Again, we find that the General Committee of the National Liberal Federation, at their meeting at Nottingham on February 24th and 25th, adopted a resolution that a uniform national tax should be imposed on the site value of all land throughout the country, also that local authorities should impose a local rate on the site values of the land within their several areas; at the same time the committee professes the greatest concern for freedom of trade, and repudiates nationalization of industry. This, or similar proposals, are supported by many newspapers, e.g., the Manchester Guardian, the Daily Chronicle, the Municipal Journal. To read these proposals makes one despair of any chance of restoring the development of land and the building industry. These theorists seem to be unaware that the development and im- provement of land is an important industry. To them the landowner is merely a parasite who holds up his property until it rises in value. Granted that there may be a few cases where owners hold up land unreasonably, yet the outstanding fact remains that, thanks to the enterprise of the owners and developers of land (omitting a few statutory improvements), the whole of the streets of the towns have been constructed, and sewered and the houses and shops erected, and the urban and agricultural land has been cleared, drained, and levelled, at the cost of the owners. A vast enterprise, as important as any trade in this country, grew up, catered for the wants of the public, and helped to create an immense value for the operation of 'the rate collector and the tax collector. More- over, enormous sums of money have been invested in land, buildings, and ground rents by insurance companies, building societies, banks, and by private persons and trustees.

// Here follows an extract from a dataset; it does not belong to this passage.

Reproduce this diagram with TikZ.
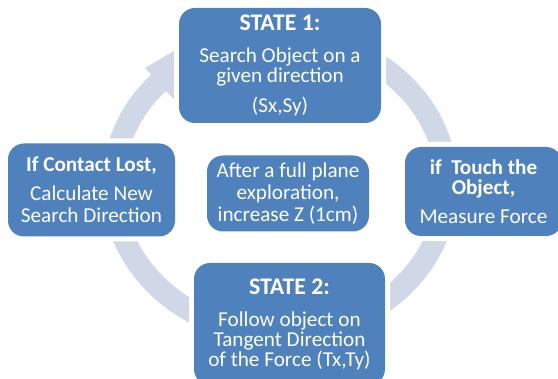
\documentclass[tikz,border=0pt]{standalone}
\usepackage{fontspec}
\setmainfont{Carlito}
\usepackage{tikz}
\usetikzlibrary{positioning}
\definecolor{boxblue}{RGB}{79,129,189}
\definecolor{ringblue}{RGB}{208,216,232}
\newcommand{\stitle}[1]{{\fontsize{23.8}{21}\selectfont\bfseries #1}}
\newcommand{\btitle}[1]{{\bfseries #1}}

\begin{document}
\begin{tikzpicture}[
  x=1pt, y=-1pt,
  font=\fontsize{21.2}{21}\selectfont,
  box/.style={fill=boxblue, text=white, rounded corners=16pt, align=center,
              inner sep=0pt, preaction={draw=white, line width=10pt}},
  ring/.style={draw=ringblue, line width=22pt},
]
  \useasboundingbox (0,0) rectangle (558,379);
  \clip (0,0) rectangle (558,379);

  % --- cycle ring with its head -----------------------------------
  \draw[ring] (280,185) ellipse [x radius=167pt, y radius=149pt];
  \fill[ringblue] (145,68) -- (199,36) -- (173.4,98.8) -- cycle;

  % --- states -----------------------------------------------------
  \node[box, minimum width=202pt, minimum height=115pt] (s1) at (280,65.5)
    {\stitle{STATE 1:}\\[11pt] Search Object on a\\[-1pt] given direction\\[9pt] (Sx,Sy)};
  \node[box, minimum width=157pt, minimum height=89pt] (touch) at (483.5,191.5)
    {\btitle{if\ \ Touch the}\\[-1pt] \btitle{Object,}\\[8pt] Measure Force};
  \node[box, minimum width=191pt, minimum height=122pt] (s2) at (289.5,324)
    {\stitle{STATE 2:}\\[11pt] Follow object on\\[-1pt] Tangent Direction\\[-1pt] of the Force (Tx,Ty)};
  \node[box, minimum width=167pt, minimum height=93pt] (lost) at (91.5,190)
    {\btitle{If Contact Lost,}\\[8pt] Calculate New\\[1pt] Search Direction};

  % --- centre note ------------------------------------------------
  \node[box, minimum width=162pt, minimum height=76pt] (plane) at (288,193.5)
    {After a full plane\\[1pt] exploration,\\[1pt] increase Z (1cm)};
\end{tikzpicture}
\end{document}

I hope, Sir, that you will use your great influence to enlighten the public on the dangerous and one-sided nature of this stupid attack on one of the most useful industries in the country. There is, so far as I am aware, not a single organization connected with land development that supports these theorists.—I am, Sir, &c., R. B. YARDLEY.

The Land Union, 15 Lower Grosvenor Place, S.W. 1.

[We are strongly in favour of the views expressed in this latter.—ED. Spectator.]